1月13日、世田谷パブリックシアター企画制作『Tribes トライブス』が新国立劇場 小劇場にて開幕しました。
イギリスの女性劇作家ニーナ・レインが書いた戯曲で2010年にロンドン初演、その後オフ・ブロードウェイのほか世界各地の劇場で上演され、ローレンス・オリヴィエ賞最優秀新作演劇作品賞にノミネートされるなど高い評価を得た作品です。
注目の日本初演となる今回は、2010年の「おそるべき親たち」で一気に演劇界の注目を集めた気鋭の演出家・熊林弘高が演出を担当、田中圭、中嶋朋子ら、華と実力を兼ね備えた充実のキャストが出演。
熊林演出は、暗闇に灯る明かりが象徴するかのように、不器用な登場人物たちの抑圧された感情を、美しくも隠すことなく浮かび上がらせ、障害のある人が抱える悩み、それに対応しようとする人々の戸惑いなど、演劇の枠にとどまらない社会的な問題を投げかけると同時に、人間同士が本当の意味で分かりあえるコミュニケーションはありえるのか?という普遍的な問題に、刺激的に迫ります。
●ものがたり●
耳の不自由な末子ビリー(田中圭)が、初めてできた魅力的な彼女シルビア(中嶋朋子)―その彼女も実は耳が不自由だった―を家族に紹介することをきっかけに、家族間に不協和音のさざ波が立ち始めます。

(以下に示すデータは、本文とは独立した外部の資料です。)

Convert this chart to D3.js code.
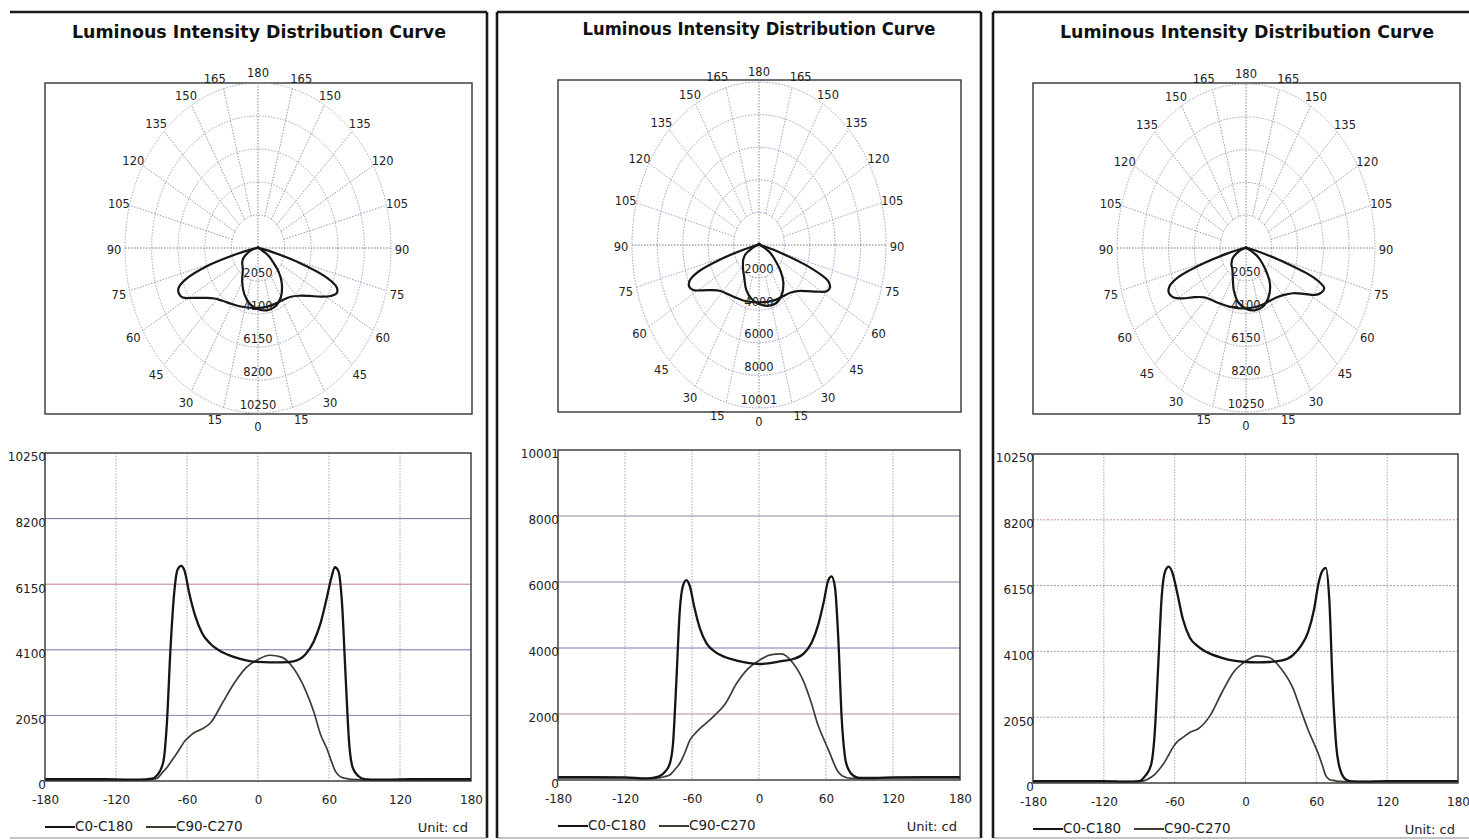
<!DOCTYPE html>
<html><head><meta charset="utf-8">
<script src="https://cdn.jsdelivr.net/npm/d3@7"></script>
<style>body{margin:0;background:#fff;overflow:hidden}svg{display:block}</style>
</head><body>
<svg id="c" width="1469" height="840"></svg>
<script>
// ---------- DATA ----------
const titleText = "Luminous Intensity Distribution Curve";
const seriesNames = ["C0-C180", "C90-C270"];
const unitText = "Unit: cd";
const angles = [-180,-150,-120,-100,-90,-85,-80,-77,-74,-71,-68,-65,-62,-58,-53,-47,-40,-30,-20,-10,0,10,20,30,40,47,53,58,62,65,68,71,74,77,80,85,90,100,120,150,180];

const p1C0  = [60,60,50,40,70,190,600,1800,4100,5800,6600,6720,6560,5850,5150,4600,4280,4020,3870,3770,3720,3710,3710,3740,3950,4350,4950,5700,6350,6680,6550,5550,3300,1200,420,150,60,40,50,60,60];
const p1C90 = [30,30,30,30,50,90,300,420,580,740,900,1070,1240,1390,1530,1630,1820,2440,3060,3540,3800,3930,3870,3520,2850,2180,1440,1030,620,330,180,110,80,60,50,40,30,30,30,30,30];
const p2C0  = [90,90,80,50,100,220,480,1100,3000,5100,5900,6060,5880,5250,4600,4140,3900,3720,3620,3550,3515,3540,3600,3660,3830,4150,4700,5400,6050,6170,5850,4300,1900,700,330,120,60,60,80,90,90];
const p2C90 = [60,60,60,40,60,100,150,250,370,500,700,950,1200,1380,1560,1730,1950,2320,2930,3370,3620,3790,3820,3560,2980,2320,1650,1240,930,680,430,240,140,90,60,50,50,50,60,60,60];
const p3C0  = [60,60,60,40,60,220,560,1500,3600,5800,6600,6740,6560,5950,5100,4520,4250,4030,3900,3810,3770,3760,3770,3810,3980,4270,4700,5400,6250,6600,6700,5700,2900,1100,440,110,50,40,60,60,60];
const p3C90 = [40,40,40,40,50,80,180,260,380,520,680,880,1080,1280,1420,1580,1690,2100,2820,3460,3790,3960,3910,3570,2970,2260,1660,1230,880,560,230,110,80,60,50,40,40,40,40,40,40];

const rings1 = [2050,4100,6150,8200,10250];
const rings2 = [2000,4000,6000,8000,10001];
const rings3 = [2050,4100,6150,8200,10250];
const yTicks1 = [0,2050,4100,6150,8200,10250];
const yTicks2 = [0,2000,4000,6000,8000,10001];
const yTicks3 = [0,2050,4100,6150,8200,10250];
const xTicks = [-180,-120,-60,0,60,120,180];
const angleLabels = [0,15,30,45,60,75,90,105,120,135,150,165,180];

// ---------- LAYOUT / STYLE ----------
const panels = [
  {c0:p1C0, c90:p1C90, rings:rings1, yTicks:yTicks1,
   title:{x:259,y:33,len:374},
   polar:{bx0:45,by0:83,bx1:472,by1:414,cx:258,cy:248,rx:133,ry:165},
   cart:{x0:45,x1:471,y0:453,y1:781},
   ringCol:"#9aa6b4", spokeCol:"#8e96c4",
   hCols:["#8a80b8","#7a6aa8","#c07a98","#6f7090"], hDash:null},
  {c0:p2C0, c90:p2C90, rings:rings2, yTicks:yTicks2,
   title:{x:759,y:30,len:353},
   polar:{bx0:558,by0:80,bx1:961,by1:412,cx:759,cy:245,rx:127,ry:163},
   cart:{x0:558,x1:960,y0:450,y1:780},
   ringCol:"#9a96cc", spokeCol:"#a4a2c8",
   hCols:["#c08a9a","#7a78b8","#8a88a8","#8a8aa0"], hDash:null},
  {c0:p3C0, c90:p3C90, rings:rings3, yTicks:yTicks3,
   title:{x:1247,y:33,len:374},
   polar:{bx0:1033,by0:83,bx1:1460,by1:414,cx:1246,cy:248,rx:129,ry:164},
   cart:{x0:1033,x1:1458,y0:454,y1:783},
   ringCol:"#b496bc", spokeCol:"#a890b4",
   hCols:["#a0a0b4","#a89ab8","#9c9cb0","#c090a8"], hDash:"2,1.5"}
];
const frames = [
  {x0:10, y0:12, x1:487, y1:838, left:false},
  {x0:497, y0:12, x1:981, y1:838, left:true},
  {x0:993, y0:12, x1:1475, y1:838, left:true}
];
const FONT = "'DejaVu Sans', Verdana, sans-serif";

const svg = d3.select("#c");

// frames
frames.forEach(f => {
  const g = svg.append("g").attr("stroke","#1a1a1a").attr("stroke-width",2.6).attr("fill","none");
  g.append("line").attr("x1",f.x0).attr("y1",f.y0).attr("x2",f.x1).attr("y2",f.y0);
  g.append("line").attr("x1",f.x1).attr("y1",f.y0).attr("x2",f.x1).attr("y2",f.y1);
  g.append("line").attr("x1",f.x0).attr("y1",f.y1).attr("x2",f.x1).attr("y2",f.y1).attr("stroke","#888").attr("stroke-width",1.2);
  if (f.left) g.append("line").attr("x1",f.x0).attr("y1",f.y0).attr("x2",f.x0).attr("y2",f.y1);
});

const rad = d => d*Math.PI/180;

panels.forEach(P => {
  const g = svg.append("g");
  // title
  g.append("text").attr("x",P.title.x).attr("y",P.title.y)
    .attr("text-anchor","middle").attr("dominant-baseline","middle")
    .attr("font-family",FONT).attr("font-weight","bold").attr("font-size",17)
    .attr("fill","#111").attr("textLength",P.title.len).attr("lengthAdjust","spacingAndGlyphs")
    .text(titleText);

  // ---------- polar ----------
  const q = P.polar;
  const rmax = P.rings[P.rings.length-1];
  const sx = d3.scaleLinear().domain([0,rmax]).range([0,q.rx]);
  const sy = d3.scaleLinear().domain([0,rmax]).range([0,q.ry]);
  const pg = g.append("g");
  pg.append("rect").attr("x",q.bx0).attr("y",q.by0).attr("width",q.bx1-q.bx0).attr("height",q.by1-q.by0)
    .attr("fill","#fff").attr("stroke","#333").attr("stroke-width",1.4);
  pg.selectAll("ellipse").data(P.rings).join("ellipse")
    .attr("cx",q.cx).attr("cy",q.cy).attr("rx",d=>sx(d)).attr("ry",d=>sy(d))
    .attr("fill","none").attr("stroke",P.ringCol).attr("stroke-width",1).attr("stroke-dasharray","1.5,1.5");
  const spokeAngles = d3.range(-165,180,15).filter(a => a!==0 && Math.abs(a)!==90);
  const r0 = P.rings[0];
  pg.selectAll("line.sp").data(spokeAngles).join("line").attr("class","sp")
    .attr("x1",a=>q.cx+Math.sin(rad(a))*sx(r0)).attr("y1",a=>q.cy+Math.cos(rad(a))*sy(r0))
    .attr("x2",a=>q.cx+Math.sin(rad(a))*sx(rmax)).attr("y2",a=>q.cy+Math.cos(rad(a))*sy(rmax))
    .attr("stroke",P.spokeCol).attr("stroke-width",1).attr("stroke-dasharray","1.5,1.5");
  pg.append("line").attr("x1",q.cx-sx(rmax)).attr("x2",q.cx+sx(rmax)).attr("y1",q.cy).attr("y2",q.cy)
    .attr("stroke","#777").attr("stroke-width",1).attr("stroke-dasharray","1.5,1.5");
  pg.append("line").attr("x1",q.cx).attr("x2",q.cx).attr("y1",q.cy-sy(rmax)).attr("y2",q.cy+sy(rmax))
    .attr("stroke","#888").attr("stroke-width",1).attr("stroke-dasharray","1.5,1.5");
  const lab = [];
  angleLabels.forEach(a => { lab.push(a); if (a!==0 && a!==180) lab.push(-a); });
  pg.selectAll("text.al").data(lab).join("text").attr("class","al")
    .attr("x",a=>{const extra=(Math.abs(a)===15||Math.abs(a)===165)?Math.sign(a)*6:0;
                  return q.cx+Math.sin(rad(a))*(q.rx+11)+extra;})
    .attr("y",a=>q.cy+Math.cos(rad(a))*(q.ry+12)+2)
    .attr("text-anchor","middle").attr("dominant-baseline","middle")
    .attr("font-family",FONT).attr("font-size",11.5).attr("fill","#222")
    .text(a=>Math.abs(a));
  const polarLine = d3.line()
    .x((v,i)=>q.cx+Math.sin(rad(angles[i]))*sx(v))
    .y((v,i)=>q.cy+Math.cos(rad(angles[i]))*sy(v))
    .curve(d3.curveCatmullRom.alpha(0.5));
  [P.c90, P.c0].forEach(s => {
    pg.append("path").attr("d",polarLine(s)).attr("fill","none")
      .attr("stroke","#161616").attr("stroke-width",2.2).attr("stroke-linejoin","round");
  });
  pg.selectAll("text.rl").data(P.rings).join("text").attr("class","rl")
    .attr("x",q.cx).attr("y",d=>q.cy+sy(d)-8)
    .attr("text-anchor","middle").attr("dominant-baseline","middle")
    .attr("font-family",FONT).attr("font-size",11.5).attr("fill","#222")
    .text(d=>d);

  // ---------- cartesian ----------
  const c = P.cart;
  const ymax = P.yTicks[P.yTicks.length-1];
  const x = d3.scaleLinear().domain([-180,180]).range([c.x0,c.x1]);
  const y = d3.scaleLinear().domain([0,ymax]).range([c.y1,c.y0]);
  const cg = g.append("g");
  cg.append("rect").attr("x",c.x0).attr("y",c.y0).attr("width",c.x1-c.x0).attr("height",c.y1-c.y0)
    .attr("fill","#fff");
  cg.selectAll("line.vg").data(xTicks.slice(1,-1)).join("line").attr("class","vg")
    .attr("x1",d=>x(d)).attr("x2",d=>x(d)).attr("y1",c.y0).attr("y2",c.y1)
    .attr("stroke","#a8a8b0").attr("stroke-width",1).attr("stroke-dasharray","1.5,1.5");
  cg.selectAll("line.hg").data(P.yTicks.slice(1,-1)).join("line").attr("class","hg")
    .attr("x1",c.x0).attr("x2",c.x1).attr("y1",d=>y(d)).attr("y2",d=>y(d))
    .attr("stroke",(d,i)=>P.hCols[i]).attr("stroke-width",1)
    .attr("stroke-dasharray",P.hDash);
  const line = d3.line().x((v,i)=>x(angles[i])).y(v=>y(v)).curve(d3.curveMonotoneX);
  cg.append("path").attr("d",line(P.c90)).attr("fill","none").attr("stroke","#3b3d33").attr("stroke-width",1.7);
  cg.append("path").attr("d",line(P.c0)).attr("fill","none").attr("stroke","#151515").attr("stroke-width",2.3);
  cg.append("rect").attr("x",c.x0).attr("y",c.y0).attr("width",c.x1-c.x0).attr("height",c.y1-c.y0)
    .attr("fill","none").attr("stroke","#333").attr("stroke-width",1.4);
  const xa = cg.append("g").attr("transform",`translate(0,${c.y1})`)
    .call(d3.axisBottom(x).tickValues(xTicks).tickSize(0).tickPadding(14).tickFormat(d=>String(d)));
  xa.select(".domain").remove();
  xa.selectAll("text").attr("font-family",FONT).attr("font-size",12).attr("fill","#222");
  const ya = cg.append("g").attr("transform",`translate(${c.x0+1},0)`)
    .call(d3.axisLeft(y).tickValues(P.yTicks).tickSize(0).tickPadding(0).tickFormat(d=>String(d)));
  ya.select(".domain").remove();
  ya.selectAll("text").attr("font-family",FONT).attr("font-size",12).attr("fill","#222").attr("dy","0.65em");
  const ly = c.y1 + 46;
  seriesNames.forEach((n,i) => {
    const lx = c.x0 + i*101;
    cg.append("line").attr("x1",lx).attr("x2",lx+30).attr("y1",ly).attr("y2",ly)
      .attr("stroke",i===0?"#151515":"#3b3d33").attr("stroke-width",2);
    cg.append("text").attr("x",lx+30).attr("y",ly).attr("dominant-baseline","middle")
      .attr("font-family",FONT).attr("font-size",13.5).attr("fill","#222").text(n);
  });
  cg.append("text").attr("x",c.x1-3).attr("y",c.y1+47).attr("text-anchor","end")
    .attr("dominant-baseline","middle").attr("font-family",FONT).attr("font-size",13)
    .attr("fill","#222").text(unitText);
});
</script>
</body></html>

家族間におこる精神的な躓きから、果てにはビリーの兄まで「言葉」をうまく発することができなくなっていきます。「言葉」という現象をひとつのカギにして、親しかったはずの人たちのコミュニケーションの危うさが、繊細なセリフと表現(手話)で描き出されていく刺激的な一作です。